_What is being asked_
Working from the data below, reproduce exactly the lines starting at the one that holds "Convert this chart" and ending at the one that holds "import seaborn as sns". Pictures are excluded.

— Start Records provided —

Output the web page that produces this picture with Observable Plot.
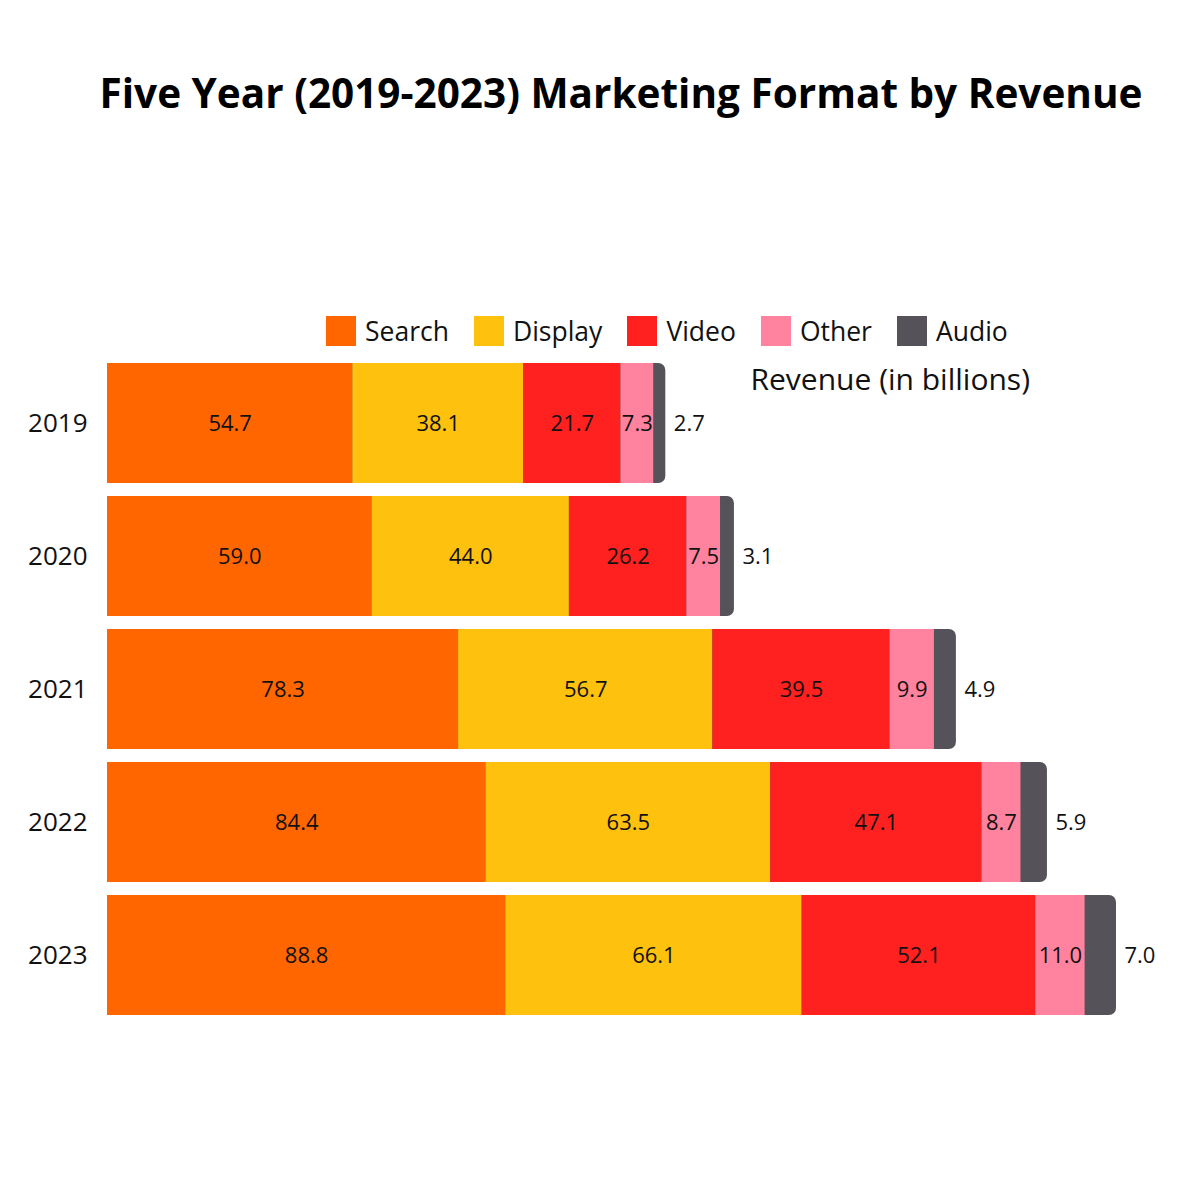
<!DOCTYPE html>
<html>
<head>
<meta charset="utf-8">
<script src="https://cdn.jsdelivr.net/npm/d3@7"></script>
<script src="https://cdn.jsdelivr.net/npm/@observablehq/plot@0.6"></script>
<style>
  body { margin: 0; background: #fff; font-family: "Open Sans", sans-serif; color: #111; }
  #wrap { position: relative; width: 1200px; height: 1200px; overflow: hidden; }
  #title { position: absolute; top: 66px; left: 42px; width: 1158px; text-align: center;
           font-size: 40.5px; line-height: 54px; font-weight: 700; color: #000; }
  #legend { position: absolute; top: 313px; left: 326px; }
  #chart { position: absolute; top: 355px; left: 0; }
  .lg-swatch { margin-right: 25px !important; }
  .lg-swatch > svg { margin-right: 9px !important; }
</style>
</head>
<body>
<div id="wrap">
  <div id="title">Five Year (2019-2023) Marketing Format by Revenue</div>
  <div id="legend"></div>
  <div id="chart"></div>
</div>
<script>
const years = ["2019", "2020", "2021", "2022", "2023"];
const formats = ["Search", "Display", "Video", "Other", "Audio"];
const colors = ["#FF6600", "#FDC10E", "#FF2020", "#FF829E", "#55525A"];
const search = [54.7, 59.0, 78.3, 84.4, 88.8];
const display = [38.1, 44.0, 56.7, 63.5, 66.1];
const video = [21.7, 26.2, 39.5, 47.1, 52.1];
const other = [7.3, 7.5, 9.9, 8.7, 11.0];
const audio = [2.7, 3.1, 4.9, 5.9, 7.0];
const axisNote = "Revenue (in billions)";

const series = [search, display, video, other, audio];
const rows = years.flatMap((y, i) => formats.map((f, j) => ({year: y, format: f, value: series[j][i]})));
const fmt = v => v.toFixed(1);
const audioColor = colors[formats.indexOf("Audio")];

const legend = Plot.legend({
  color: {type: "ordinal", domain: formats, range: colors},
  legend: "swatches",
  swatchSize: 30,
  className: "lg",
  style: {fontSize: "26.5px", fontFamily: "Open Sans", color: "#111"}
});
document.getElementById("legend").appendChild(legend);

const chart = Plot.plot({
  width: 1200,
  height: 845,
  marginTop: 6,
  marginBottom: 184,
  marginLeft: 107,
  marginRight: 84,
  style: {fontFamily: "Open Sans", color: "#111", background: "#fff"},
  x: {axis: null},
  y: {domain: years, paddingInner: 0.1, paddingOuter: 0, label: null},
  color: {domain: formats, range: colors},
  marks: [
    Plot.barX(rows, Plot.groupY({x: "sum"}, {x: "value", y: "year", fill: audioColor, rx: 7})),
    Plot.barX(rows.filter(d => d.format !== "Audio"), {x: "value", y: "year", fill: "format"}),
    Plot.text(rows, Plot.stackX({x: "value", y: "year",
      text: d => d.format === "Audio" ? null : fmt(d.value), fontSize: 22, fill: "#111"})),
    Plot.text(rows, Plot.stackX2({x: "value", y: "year",
      text: d => d.format === "Audio" ? fmt(d.value) : null, fontSize: 22, fill: "#111",
      textAnchor: "start", dx: 8})),
    Plot.text([axisNote], {text: d => d, frameAnchor: "top-left", textAnchor: "start",
      lineAnchor: "middle", dx: 643, dy: 19, fontSize: 30, fill: "#111"}),
    Plot.axisY({tickSize: 0, tickPadding: 20, fontSize: 26, label: null})
  ]
});
document.getElementById("chart").appendChild(chart);
</script>
</body>
</html>
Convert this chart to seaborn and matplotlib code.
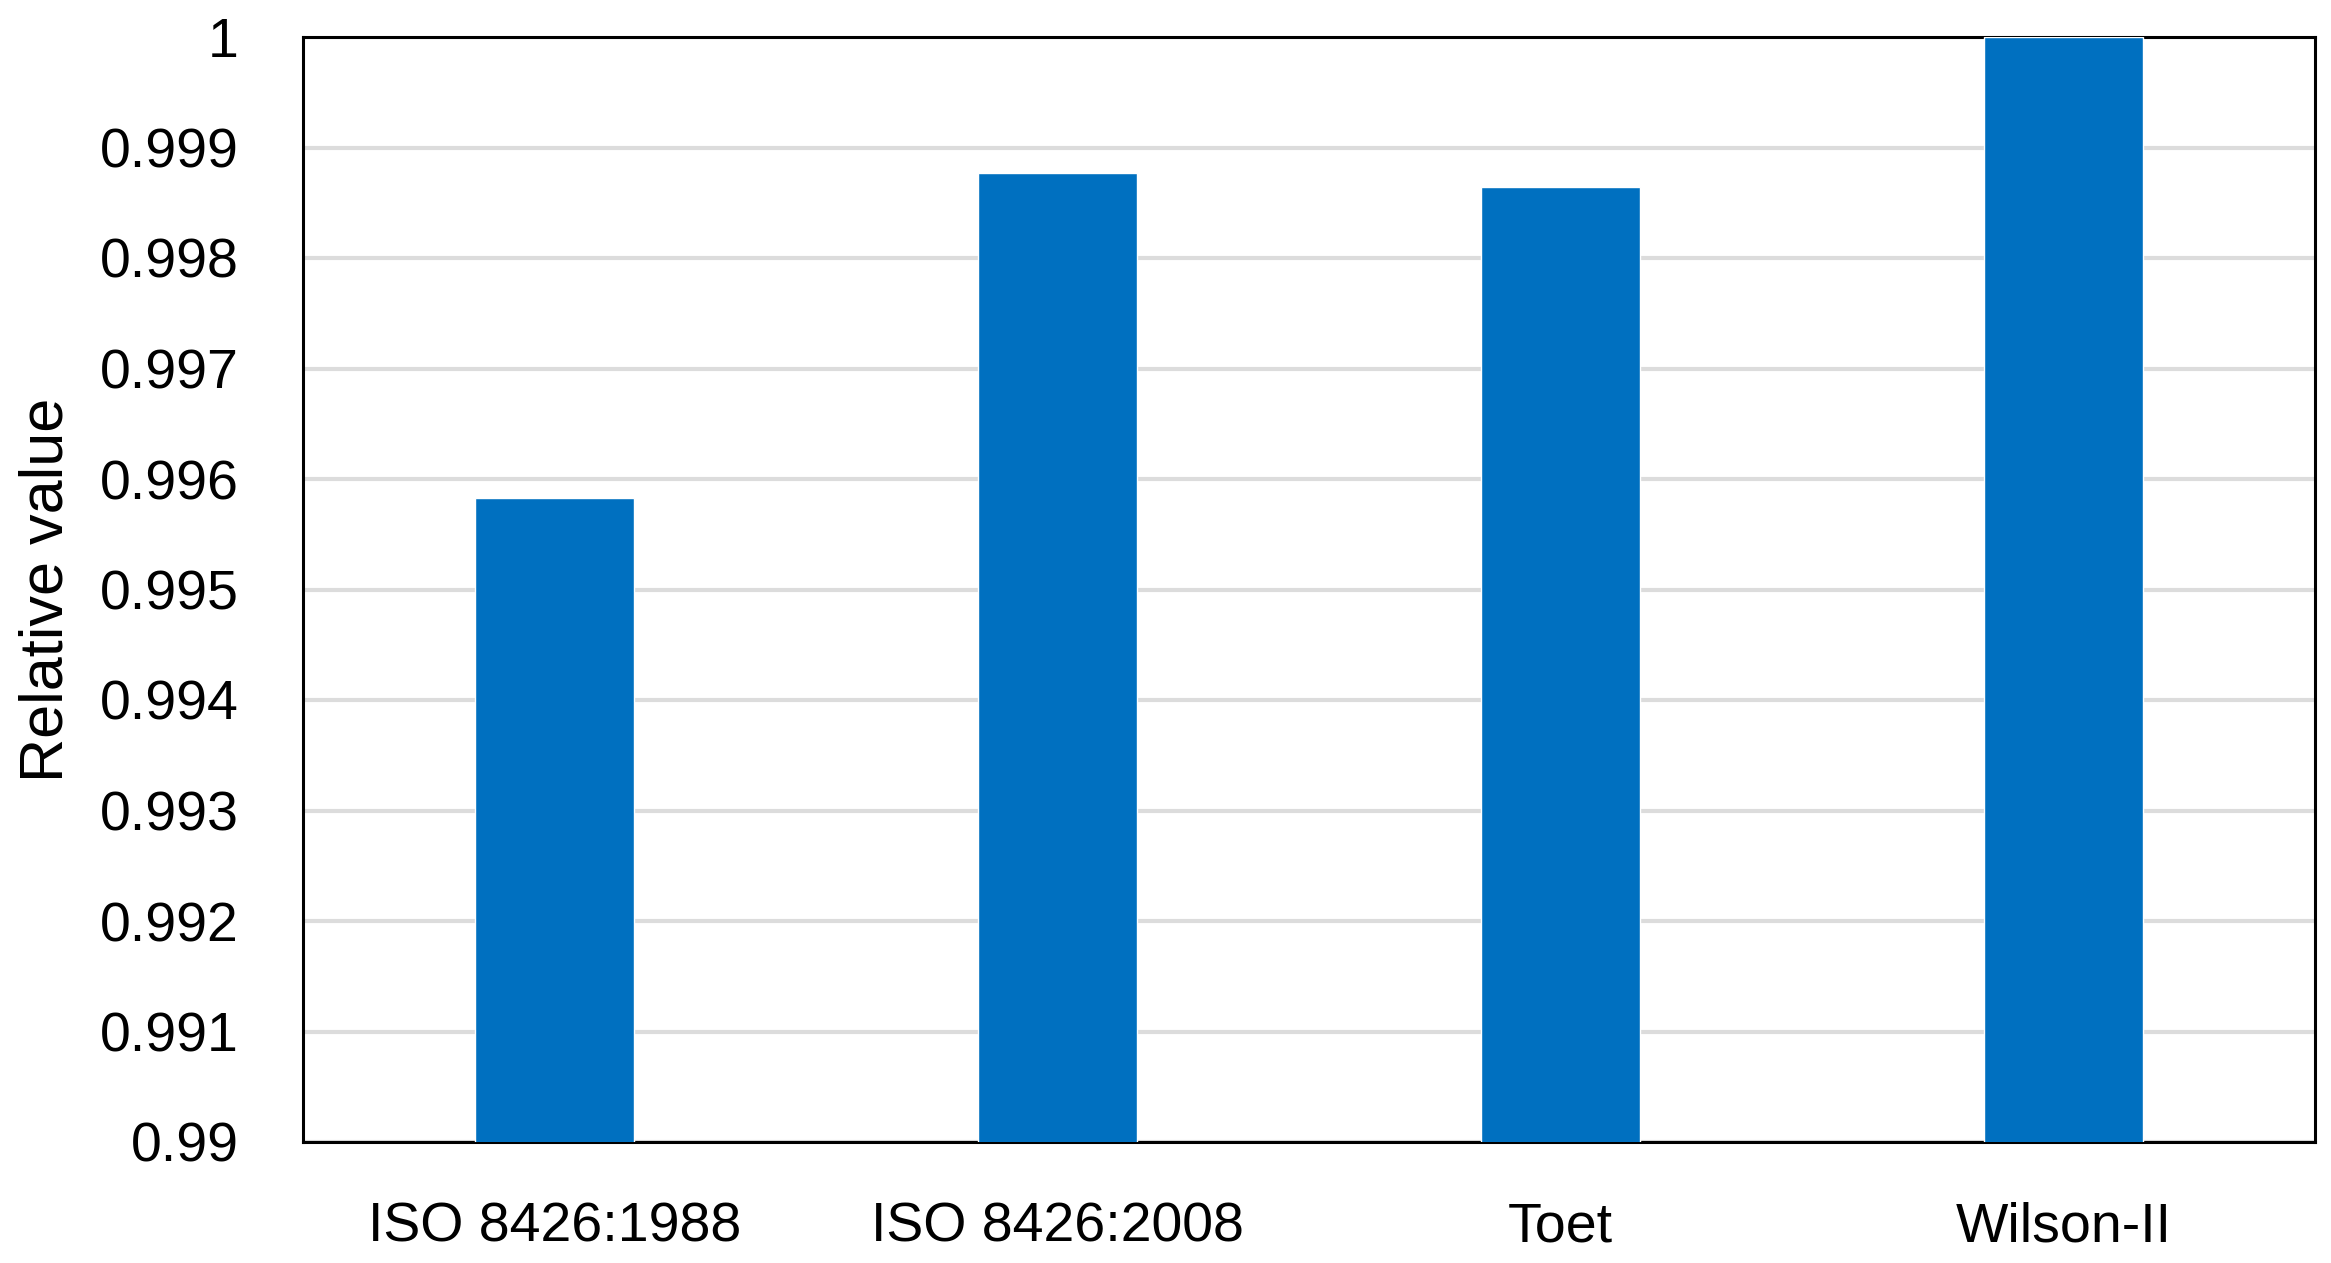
import numpy as np
import pandas as pd
import matplotlib
matplotlib.use('Agg')
import matplotlib.pyplot as plt
import seaborn as sns

methods = ['ISO 8426:1988', 'ISO 8426:2008', 'Toet', 'Wilson-II']
rel_values = [0.99583, 0.99877, 0.99864, 1.0]
ytick_vals = [0.99, 0.991, 0.992, 0.993, 0.994, 0.995, 0.996, 0.997, 0.998, 0.999, 1.0]
ytick_labels = ['0.99', '0.991', '0.992', '0.993', '0.994', '0.995',
                '0.996', '0.997', '0.998', '0.999', '1']

sns.set_style('white')
plt.rcParams['font.family'] = ['Liberation Sans', 'DejaVu Sans']
plt.rcParams['text.color'] = 'black'

df = pd.DataFrame({'method': methods, 'value': rel_values})

fig = plt.figure(figsize=(23.31, 12.63), dpi=100)
ax = fig.add_axes([303 / 2331, 1 - 1142 / 1263, (2315 - 303) / 2331, (1142 - 37) / 1263])

sns.barplot(data=df, x='method', y='value', color='#0070C0', saturation=1,
            width=0.315, ax=ax, zorder=3)

ax.set_ylim(0.99, 1.0)
ax.set_yticks(ytick_vals)
ax.set_yticklabels(ytick_labels)
ax.yaxis.grid(True, color='#dcdcdc', linewidth=3, zorder=0)
ax.set_axisbelow(True)

for s in ax.spines.values():
    s.set_visible(True)
    s.set_color('black')
    s.set_linewidth(2.2)

ax.tick_params(axis='y', labelsize=40, pad=46, length=0, labelcolor='black')
ax.tick_params(axis='x', labelsize=40, pad=43, length=0, labelcolor='black')
ax.set_xlabel('')
ax.set_ylabel('Relative value', fontsize=44, color='black', va='center')
ax.yaxis.set_label_coords(-0.127, 0.5)

fig.savefig('out.png', dpi=100, facecolor='white')
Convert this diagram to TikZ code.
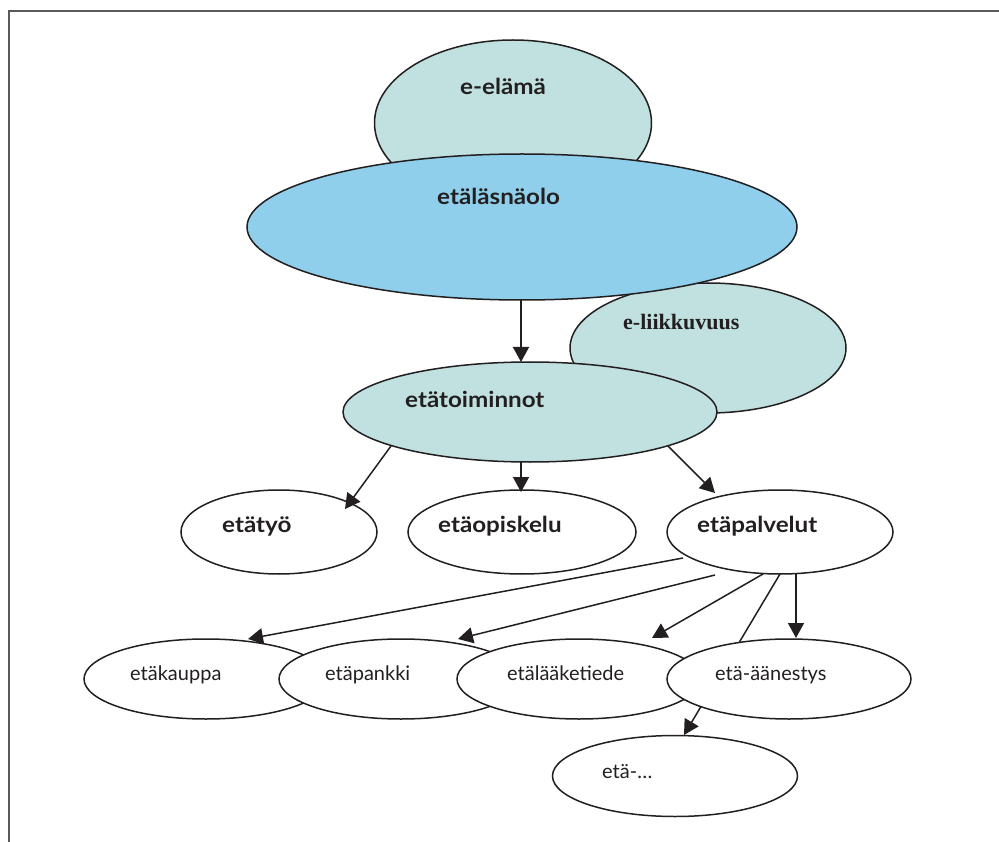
\documentclass[tikz,border=0pt]{standalone}
\usepackage{fontspec}
\setmainfont{Lato}
\newfontfamily\widebold[FakeStretch=1.1]{Lato}
\newfontfamily\timesbold{Liberation Serif}
\usetikzlibrary{shapes.geometric,calc,arrows.meta}
\definecolor{paleteal}{HTML}{C0E1DF}
\definecolor{skyblue}{HTML}{8FCFEB}
\definecolor{ink}{HTML}{231F20}
\definecolor{framegray}{HTML}{5A5A5A}

\begin{document}
\begin{tikzpicture}[x=1pt,y=-1pt,
  bubble/.style={ellipse, draw=ink, line width=1.5pt, inner sep=0pt},
  tealbubble/.style={bubble, fill=paleteal},
  bluebubble/.style={bubble, fill=skyblue},
  whitebubble/.style={bubble, fill=white},
  boldlbl/.style={anchor=mid west, inner sep=0pt, text=ink, font=\widebold\fontsize{22}{26}\selectfont\bfseries},
  plainlbl/.style={anchor=mid west, inner sep=0pt, text=ink, font=\fontsize{20}{24}\selectfont},
  seriflbl/.style={anchor=mid west, inner sep=0pt, text=ink, font=\timesbold\fontsize{22}{26}\selectfont\bfseries},
  arr/.style={draw=ink, line width=1.5pt, -{Triangle[length=15pt,width=16pt]}},
]
\useasboundingbox (0,0) rectangle (999,842);

% frame on the top and left sides
\draw[framegray, line width=2pt] (9,842) -- (9,11.5) -- (999,11.5);

% upper layers
\node[tealbubble, minimum width=277pt, minimum height=166pt] (elama) at (513,123) {};
\node[tealbubble, minimum width=276pt, minimum height=130pt] (liikk) at (708,348) {};
\node[bluebubble, minimum width=550pt, minimum height=146pt] (lasna) at (522,227) {};
\node[tealbubble, minimum width=374pt, minimum height=100pt] (toim) at (530,412) {};

\node[boldlbl] (elamaT) at ($(elama)+(-53,-31)$) {e-elämä};
\node[seriflbl] (liikkT) at ($(liikk)+(-85,-21)$) {e-liikkuvuus};
\node[boldlbl] (lasnaT) at ($(lasna)+(-85,-25)$) {etäläsnäolo};
\node[boldlbl] (toimT) at ($(toim)+(-125,-7)$) {etätoiminnot};

\draw[arr] ($(lasna)+(-1,73)$) -- ($(toim)+(-9,-50)$);

% second row
\node[whitebubble, minimum width=196pt, minimum height=84pt] (tyo) at (279,532) {};
\node[whitebubble, minimum width=228pt, minimum height=84pt] (opisk) at (522,532) {};
\node[whitebubble, minimum width=226pt, minimum height=84pt] (pal) at (780,532) {};

\node[boldlbl] (tyoT) at ($(tyo)+(-57,-2)$) {etätyö};
\node[boldlbl] (opiskT) at ($(opisk)+(-84,-2)$) {etäopiskelu};
\node[boldlbl] (palT) at ($(pal)+(-83,-2)$) {etäpalvelut};

\draw[arr] ($(toim)+(-139,34)$) -- ($(tyo)+(66,-23)$);
\draw[arr] ($(toim)+(-9,49)$) -- ($(opisk)+(-1,-40)$);
\draw[arr] ($(toim)+(138,34)$) -- ($(pal)+(-65,-39)$);

% services row
\node[whitebubble, minimum width=244pt, minimum height=80pt] (kauppa) at (206,679) {};
\node[whitebubble, minimum width=244pt, minimum height=80pt] (pankki) at (401,679) {};
\node[whitebubble, minimum width=244pt, minimum height=80pt] (laake) at (579,679) {};
\node[whitebubble, minimum width=245pt, minimum height=81pt] (muu) at (675,776) {};
\draw[arr] ($(pal)+(0,42)$) -- ($(muu)+(9,-41)$);
\node[whitebubble, minimum width=244pt, minimum height=80pt] (aanest) at (789,679) {};

\node[plainlbl] (kauppaT) at ($(kauppa)+(-76,-1)$) {etäkauppa};
\node[plainlbl] (pankkiT) at ($(pankki)+(-76,-1)$) {etäpankki};
\node[plainlbl] (laakeT) at ($(laake)+(-72,-1)$) {etälääketiede};
\node[plainlbl] (aanestT) at ($(aanest)+(-74,-1)$) {etä-äänestys};
\node[plainlbl] (muuT) at ($(muu)+(-73,0)$) {etä-…};

\draw[arr] ($(pal)+(-97,26)$) -- ($(kauppa)+(42,-40)$);
\draw[arr] ($(pal)+(-65,43)$) -- ($(pankki)+(57,-40)$);
\draw[arr] ($(pal)+(-17,42)$) -- ($(laake)+(73,-41)$);
\draw[arr] ($(pal)+(16,42)$) -- ($(aanest)+(7,-41)$);
\end{tikzpicture}
\end{document}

— End Records provided —

_The answer_
Convert this chart to seaborn and matplotlib code.
import numpy as np
import pandas as pd
import matplotlib
matplotlib.use('Agg')
import matplotlib.pyplot as plt
import seaborn as sns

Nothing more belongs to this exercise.